The Board of Directors may delegate such power to any one or more of
the directors or officers of the Corporation, its investment adviser,
administrator, custodian, or depositary of the Corporation's assets,
or another agent of the Corporation appointed for such purposes.

     E. Except as otherwise required under the 1940 Act, the Board of
Directors shall have the power to make distributions, including
dividends, from any legally available funds in such amounts, and in a
manner and to the stockholders of record as of such a date, as the
Board of Directors may determine.

                                ARTICLE VII

BOARD OF DIRECTORS:

A. Directors shall be elected at the annual meeting of the
shareholders, and the persons receiving the highest number of votes
shall be declared duly elected, providing such numbers shall
represent a majority of all votes cast.

B. The number of the Corporation's directors shall be least three
(3), and may be increased beyond three by the majority vote of the
Crporation's board of directors in accordance with the Bylaws.

C. A majority of the board of directors shall be necessary to
constitute a quorum; and when so constituted, the board shall be
authorized to transact such business as may be delegated to it by the
stockholders and whenever the board of directors shall be so
assembled an act as a board, either within or without the State of
Nevada, any action taken shall be the action of the board of
directors and shall be binding upon the corporation, provided that
three days prior notice, given either orally or in writing, of the
time and place of the meeting and of the nature of business proposed
to be transacted shall have been given to the entire board of
directors, unless such notice be waived as hereinafter provided. Any
director may waive notice of any meeting; and in the event of such
waiver, notice shall be in writing or written memorandum shall be
made of an oral waiver of notice.

D. To the maximum extent permitted by the laws of Nevada (but not in
violation of any applicable  requirement or limitation of the 1940
Act), in each case as currently in effect or as may hereafter be
amended, No director of the Corporation shall be liable to the
Corporation or its stockholders for money damages, and the
Corporation shall indemnify and advance expenses to its present and
past directors, officers, employees and agents (including any person
or firm appointed by the Corporation to serve as investment adviser
or any similar  function), and persons who are serving or have served
at the request of the  Corporation in similar capacities for other
entities. No amendment, alteration, or repeal of this Article
VII(B)or the adoption, alteration, or amendment of any other
provision of these Articles or the Bylaws of the Corporation
inconsistent with this Article VII(B), shall adversely affect any
limitation on liability or indemnification of any person under this
Article VII(B) with respect to any act or failure to act which
occurred prior to such amendment, alteration, repeal, or adoption.

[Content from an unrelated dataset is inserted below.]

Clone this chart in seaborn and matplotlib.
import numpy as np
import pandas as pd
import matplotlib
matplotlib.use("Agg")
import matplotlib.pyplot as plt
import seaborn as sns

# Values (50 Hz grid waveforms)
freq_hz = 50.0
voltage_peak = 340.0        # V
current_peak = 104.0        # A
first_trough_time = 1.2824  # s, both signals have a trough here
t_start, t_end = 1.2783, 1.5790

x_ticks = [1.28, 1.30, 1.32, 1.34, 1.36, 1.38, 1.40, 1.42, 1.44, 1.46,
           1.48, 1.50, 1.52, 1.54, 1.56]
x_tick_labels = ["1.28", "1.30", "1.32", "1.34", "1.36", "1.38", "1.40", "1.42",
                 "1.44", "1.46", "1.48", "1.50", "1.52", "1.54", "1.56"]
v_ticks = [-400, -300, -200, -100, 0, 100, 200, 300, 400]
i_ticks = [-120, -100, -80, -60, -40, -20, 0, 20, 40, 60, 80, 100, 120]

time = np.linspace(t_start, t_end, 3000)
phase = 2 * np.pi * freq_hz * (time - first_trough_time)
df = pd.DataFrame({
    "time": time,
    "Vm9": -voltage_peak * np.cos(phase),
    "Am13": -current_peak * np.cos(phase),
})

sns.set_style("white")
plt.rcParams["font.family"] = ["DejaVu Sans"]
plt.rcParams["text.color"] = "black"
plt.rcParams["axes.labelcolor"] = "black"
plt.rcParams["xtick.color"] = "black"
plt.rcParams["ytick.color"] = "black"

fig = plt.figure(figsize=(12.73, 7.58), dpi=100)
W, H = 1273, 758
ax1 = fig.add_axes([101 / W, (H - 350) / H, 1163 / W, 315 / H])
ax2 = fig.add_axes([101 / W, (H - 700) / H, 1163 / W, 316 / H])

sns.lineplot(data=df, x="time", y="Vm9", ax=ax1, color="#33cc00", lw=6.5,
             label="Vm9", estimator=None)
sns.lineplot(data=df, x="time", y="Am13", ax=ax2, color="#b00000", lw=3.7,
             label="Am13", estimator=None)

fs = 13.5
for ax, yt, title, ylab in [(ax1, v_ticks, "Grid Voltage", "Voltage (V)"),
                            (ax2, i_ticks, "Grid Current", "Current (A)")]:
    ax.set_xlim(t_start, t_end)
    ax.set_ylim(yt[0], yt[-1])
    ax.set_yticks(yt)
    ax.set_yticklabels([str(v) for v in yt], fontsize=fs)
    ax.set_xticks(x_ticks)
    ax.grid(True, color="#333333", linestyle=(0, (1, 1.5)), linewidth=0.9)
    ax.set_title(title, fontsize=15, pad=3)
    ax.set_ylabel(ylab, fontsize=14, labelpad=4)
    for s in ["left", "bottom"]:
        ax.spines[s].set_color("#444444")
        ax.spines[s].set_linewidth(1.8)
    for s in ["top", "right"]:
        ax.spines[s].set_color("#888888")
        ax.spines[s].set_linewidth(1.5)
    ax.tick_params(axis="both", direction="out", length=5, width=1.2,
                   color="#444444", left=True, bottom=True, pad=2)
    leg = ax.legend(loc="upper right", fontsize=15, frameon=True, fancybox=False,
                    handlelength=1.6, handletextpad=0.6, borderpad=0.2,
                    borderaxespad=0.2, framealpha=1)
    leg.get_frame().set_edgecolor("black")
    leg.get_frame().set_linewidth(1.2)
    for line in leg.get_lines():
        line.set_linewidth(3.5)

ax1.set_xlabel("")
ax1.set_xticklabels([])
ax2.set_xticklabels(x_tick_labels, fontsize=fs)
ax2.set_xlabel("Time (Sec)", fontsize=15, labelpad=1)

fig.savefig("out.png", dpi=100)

                               ARTICLE VIII

OFFICERS: The officers of the corporation shall consist of a chairman
of the board of directors, a president, a vice-president, a secretary
and a treasurer, who shall perform such duties and have such
authority as usually pertains to such officers of a corporation or as
may be prescribed by the board directors from time to time.

QUALIFICATION OF OFFICERS: Officers of the corporation need not be
residents of the State of Nevada and need not own shares of the
corporation's stock. The secretary and treasurer may, but need not
be, the same person.

ELECTION: Directors shall be elected at the annual meeting of the
shareholders, and the persons receiving the highest number of votes
shall be declared duly elected, providing such numbers shall
represent a majority of all votes cast. Within ten (10) days after
the election, the directors shall meet and elect a president, vice-
president, secretary and treasurer.

TERM OF OFFICE: The term of office of all directors and officers
shall be one year, provided all directors and officers shall hold
office until their successors are duly elected and qualified.

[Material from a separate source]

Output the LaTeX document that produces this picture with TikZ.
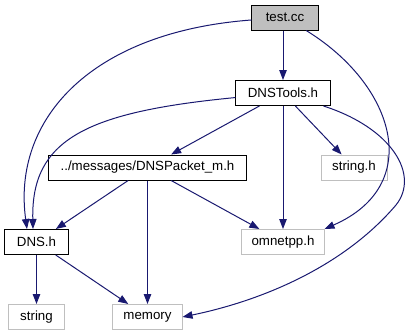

RESIGNATION OF OFFICERS: Any officer or director may resign by filing
his written resignation with the secretary of the corporation, or in
the case of the secretary, with the president of the corporation and
upon acceptance thereof by the board of directors or if such board
shall neglect to act upon such resignation within fourteen (14) days
after receipt, the resignation shall become effective and the office
shall be deemed vacant.

REMOVAL OF OFFICERS: Any officer or director of this corporation may
be removed at any time without cause in the manner provided by the
laws of the State of Nevada for the removal of such officer or
director, or by a majority vote of the outstanding stock of the
corporation at any special meeting of the stockholders called for
that purpose as herein provided.

VACANCIES: In the case of the death, disability, or resignation of
any officer or director of the company, the remaining directors or
director of the company, even though less than a quorum, shall fill
vacancies for the unexpired term or terms.

                              ARTICLE IX

DURATION: The period of duration of the corporation shall be perpetual.

                               ARTICLE X

AMENDMENT: These Articles, by vote of not less than fifty per cent of
the issued and outstanding capital stock of the corporation, may be
deemed amended in any respect amendable at law at any meeting. A copy
of the proposed amendment shall be given to the stockholders as
provided in ARTICLE V hereof.

                              ARTICLE XI

BY-LAWS: The board of directors of the corporation shall have
authority to adopt such by-laws as in their judgment may be deemed
necessary or advisable for the management and transaction of the
business of the corporation, provided that such by-laws are not in
conflict with these Articles or the laws of the State of Nevada.